The combined prospects for mischief by the 44th president and the 111th Congress are worrisome.

Congressional observers have noted, as the Wall Street Journal's Naftali Bendavid wrote, that "Democratic congressional leaders, eager to trumpet that change has come to Washington, are looking to enact quickly a series of popular bills in January in such areas as renewable energy, children's health care and embryonic stem-cell research." Indeed, this will surely come to be. Yet this synopsis does not begin to encompass the mountains of paper that will surely be sent to the Congressional Clerk's desk.

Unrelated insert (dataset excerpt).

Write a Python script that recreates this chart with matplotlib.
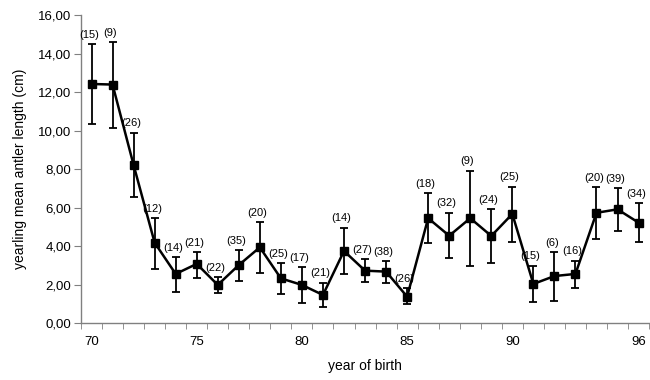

But one of the items which is eliciting great concern -- by businesses, conservatives, and anyone who cherishes core democratic institutions -- is the Employee Free Choice Act. Under this measure a union need not afford employees a secret ballot to decide if they want to be represented. Instead, all that is needed is a simple majority of workers to "check cards" -- that is, sign a union authorization card in the presence of a union official.

In 2007, the House passed the Employee Free Choice Act, H.R. 800, by a margin of 241-185, but the same bill (S. 1041) failed to invoke cloture in the Senate by a narrow vote of 51-48, nine short of the required 60 supporters. All members who voted in the Senate did so along party lines (with the exception of Republican Arlen Specter and with the Independents Bernie Sanders and Joe Lieberman voting for cloture as well). At the time, however, it did not matter too much. President Bush would surely have vetoed such law, anyway.

Now, the political make up of Washington is different. President-elect Obama and Vice President-elect Joe Biden are strong supporters of this legislation, and both co-sponsored the bill as United States senators. And, just the other day, Obama transition-team spokesman Dan Pfeiffer reaffirmed the president-elect's support of the Employee Free Choice Act.